Raymond advised practices to be selective in which billing tasks they outsource to ensure they can be handled efficiently and in a way that improves the bottom line.

More Direct Collections From Patients

In recent years, Seefeld said, medical billing companies have had to change their collection practices in light of a rise in high-deductible health plans that has increased health care costs for patients. So in addition to submitting claims to insurance companies, companies often have to seek payment directly from patients. “Collecting money from patients is a totally different situation requiring soft skills and proactive communication along with innovated technology,” Seefeld said. “The old ways of billing and collecting do not work anymore. Much of the work of medical billing used to happen after the appointment. Now, what happens before the appointment can be even more important to prevent issues later.”

Outsourcing of medical billing can limit practices’ ability to work out payment arrangements with patients who are financially strapped. For example, internist David Prelutsky, MD, medical director of Southampton Healthcare in St. Louis, Missouri, noted that with an outside billing company handling collections, he loses flexibility in setting up payment schedules with patients and the option of not pursuing payment from indigent patients. “I don’t like outsourcing billing because I know the patients’ backgrounds and financial status and we don’t go after them, if we know they are poor,” Dr Prelutsky said. “If they are not scammers and they are behind, they visit the billing person and we set them up on a billing system. They can pay as little as $5 a month.”

Areas of Concern

Jacqueline Washington-Todd, executive vice president of revenue cycle management (RCM) at Alta Medical Management in Salt Lake City, Utah, said practices need to consider some important factors when outsourcing medical billing. For example, they could be liable for a billing company’s mistakes. “With any vendor relationship there are risks,” Washington-Todd said. “Although rare, there can be security breaches and HIPAA violations.”

Although violations of HIPAA privacy can happen with in-house billing, the risk is potentially greater and harder to manage when it is outsourced, she said.

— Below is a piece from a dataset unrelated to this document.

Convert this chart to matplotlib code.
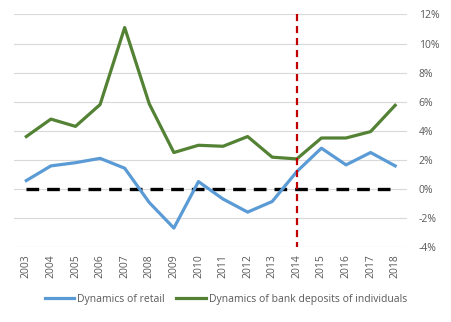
import matplotlib
matplotlib.use("Agg")
import matplotlib.pyplot as plt
from matplotlib.ticker import FuncFormatter

years = [str(y) for y in range(2003, 2019)]
retail = [0.57, 1.58, 1.8, 2.1, 1.42, -0.94, -2.7, 0.5, -0.7, -1.6, -0.87, 1.19, 2.8, 1.65, 2.5, 1.58]
deposits = [3.6, 4.8, 4.3, 5.8, 11.1, 5.85, 2.5, 3.0, 2.93, 3.6, 2.18, 2.06, 3.5, 3.5, 3.94, 5.75]
zero_line = [0.0] * len(years)
marker_year = "2014"
marker_span = [12, -4]
yticks = [-4, -2, 0, 2, 4, 6, 8, 10, 12]

plt.rcParams['font.family'] = ['Open Sans', 'DejaVu Sans']
fig = plt.figure(figsize=(4.52, 3.22), dpi=100)
ax = fig.add_axes([0.031, 0.233, 0.8705, 0.722])

x = list(range(len(years)))
ax.plot(x, zero_line, color='black', lw=2.4, dashes=(3.8, 2.4), zorder=3)
ax.plot(x, retail, color='#5B9BD5', lw=2.3, label='Dynamics of retail', zorder=4, solid_joinstyle='round')
ax.plot(x, deposits, color='#548235', lw=2.3, label='Dynamics of bank deposits of individuals', zorder=4, solid_joinstyle='round')
mi = years.index(marker_year)
ax.plot([mi, mi], marker_span, color='#C00000', lw=1.6, dashes=(3.2, 2.2), zorder=5)

ax.set_xlim(-0.5, len(years) - 0.5)
ax.set_ylim(-4, 12)
ax.set_yticks(yticks)
ax.yaxis.tick_right()
ax.yaxis.set_major_formatter(FuncFormatter(lambda v, p: f"{int(v)}%"))
ax.set_xticks(x)
ax.set_xticklabels(years, rotation=90)
ax.tick_params(axis='both', length=0, labelsize=7.5, colors='#595959')
ax.tick_params(axis='y', pad=8)
ax.tick_params(axis='x', pad=5)
ax.grid(axis='y', color='#D9D9D9', lw=0.8)
ax.set_axisbelow(True)
for s in ax.spines.values():
    s.set_visible(False)

leg = fig.legend(loc='center', bbox_to_anchor=(0.5, 0.07), ncol=2, frameon=False,
                 fontsize=7.5, handlelength=2.8, columnspacing=1.1, handletextpad=0.3)
for t in leg.get_texts():
    t.set_color('#595959')

fig.savefig('out.png', dpi=100)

Seefeld advised practices to obtain real-time reports from medical billing companies. “Monthly reporting is no longer acceptable, but unfortunately most RCM companies cannot produce real-time actionable metrics that allow the provider to hold them accountable,” Seefeld said. “Some billing companies outsource services to India and other countries, which leads to delays, issues with timely filing of claims and communication barriers.”